From the age of 12, I grew up in the UK, and became indoctrinated to the metric system and many other noble values. If I was any good at school, I would have become an astronaut, or an inventor. I wasn’t, so I didn’t, if you catch my meaning. Instead, I had to imagine such things.
Now take this little kid and his love of technology, and imagine him in the UK – the birthplace of the industrial revolution. Men with flat caps, dirty overalls, and over-sized spanners slung over their shoulder. Ready to fix, fettle, make, or perform ingenious tricks to get the machinery working. Not to mention the many industrialists such as Brunel.
I was introduced to many heroes and heroines. Charles Babbage, the inventor of the analytic difference engine – also known as a mechanical computer.
Ada Lovelace, regarded as the first computer programmer. The original breakage of the glass ceiling? Not many women in engineering these days.
Even the modern electronic computer was first implemented in the UK in the 1940s by Alan Turing. All of these (and more) became great heroes and heroines of mine.
Nowadays, this would be Silicon Valley, Frederick Terman, Russell & Sigurd Varian, to name but a few. You thought I was going to mention the late comers like Larry Ellison or Steve Jobs.
Don’t despair, engineers are not total geeks, we also love the arts. There are other heroes of mine, such as Igor Stravinski, Frank Zappa, Jimmy Page, The Who, but that’s music. I can’t even whistle.
Despite being so dimly useless at school, I eventually graduated with a Bachelor of Engineering in Electronics and computer communications. This led me into a career in software development for consumer electronics, my focus was primarily digital TV – satellite, cable, IPTV. Yes, I helped to bring those hundreds of channels of trivial poop to your living room.
This also allowed me to travel the world.
OK, so that explains the engineering side.

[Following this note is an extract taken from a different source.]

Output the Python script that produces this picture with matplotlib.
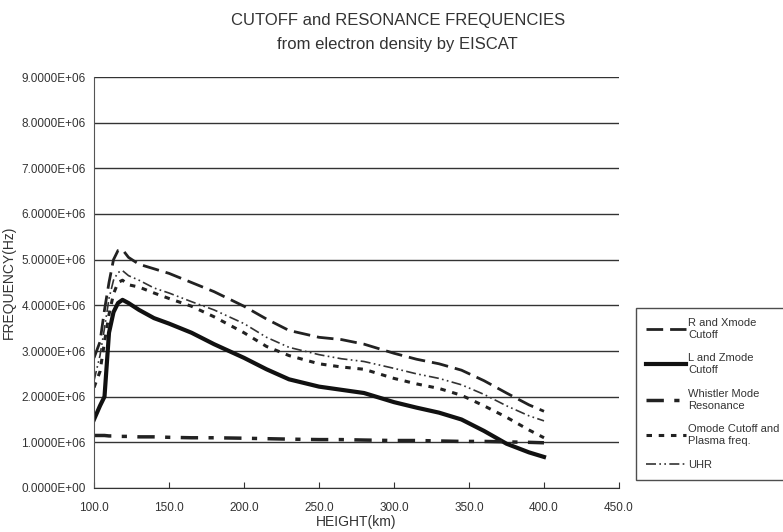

But what about the French slant?
Good question. Should I not forget French creators? Gustave Eiffel, or Louis Le Prince (who incidentally preceded the Lumière Brothers).
The point I’m trying to make is to do with language.
In the English language, the word engineer, has it’s root in the word engine. I suppose because the Brits invented all kinds of engines.
In the French language, the word Ingénieur has its root in the word ingenuity (the ingenious one). I suppose because the engines of industry were already there, the French had to figure ingenious ways to use them?
So I am an engineer, but I do not invent engines. I am the ingenious one, who works with engines in new and novel ways. I have proved myself to be a ‘cunning artificer’, or person of unique ‘ingenuity’. Therefore, I like to identify myself with the French root phrase of ingenuity rather than the English root word of Engine.
Je Suis un Ingénieur, is my way of saying, ‘I am a creative one.’
I have left my lucrative career of engineering behind me in order to explore the creation of stories.